I just need to pour this out because I can’t speak to anyone about it IRL, it’s so trivial and silly.
In essence, I’m just feeling really lost. I’m facing 30 and I’m not where I thought I’d be in life – I’ve got a house and a decent job but I’ve lost my confidence. I’m single and can’t seem to make a relationship last, I can’t stop comparing myself to others, I don’t really know what I want.
All my friends are married or coupled, some trying to conceive… and without really wanting to, I’ve become some kind of well-meaning spinster auntie figure. Somewhere deep down I am happy for them, but I can’t stand another wedding on my own or another baby shower, I can’t stand to look at another set of loved-up Facebook holiday photos, I can’t cope with how this “stuckness” makes me feel.

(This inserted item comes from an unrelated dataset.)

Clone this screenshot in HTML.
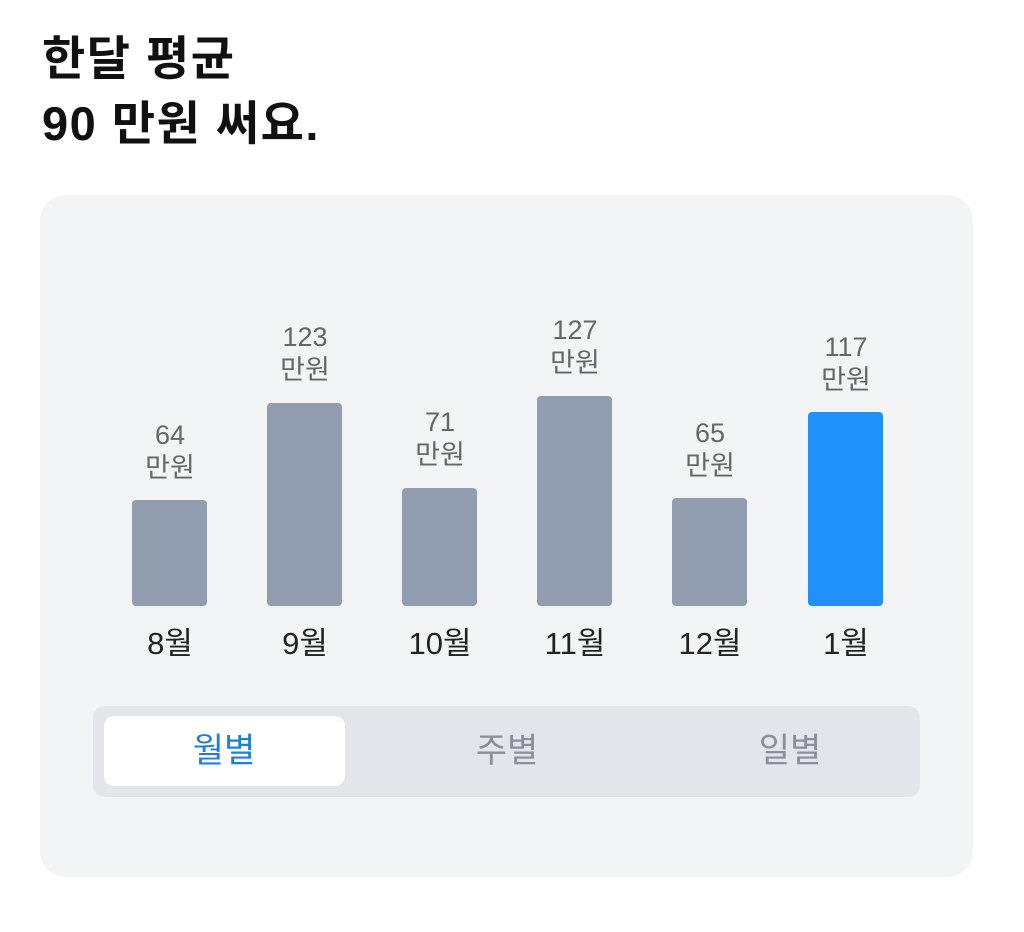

It’s not that I’m desperately craving a relationship. I just have this inner loneliness and the sense that I don’t really “matter”, my friends’ priorities have shifted because their lives naturally changed and there seems to be no space for me. I have referred to this jokingly as a sort of “turning 30 existential crisis.”
My closest friend since childhood has a new partner and this has consumed her life, I’m lucky if we have a phone call once a week these days. It has been like a bereavement to me, honestly. I have never felt more alone or more of a non-person. When we speak, she wants me to socialise with him and to bring him everywhere and for these mad reasons I can’t express, I just can’t do it.
I feel like I’m trying very hard to shield my friends from how I feel – but to the point where I just want to avoid social situations because I don’t want to drag things down. I just don’t know what the hell I want out of life. I am lost.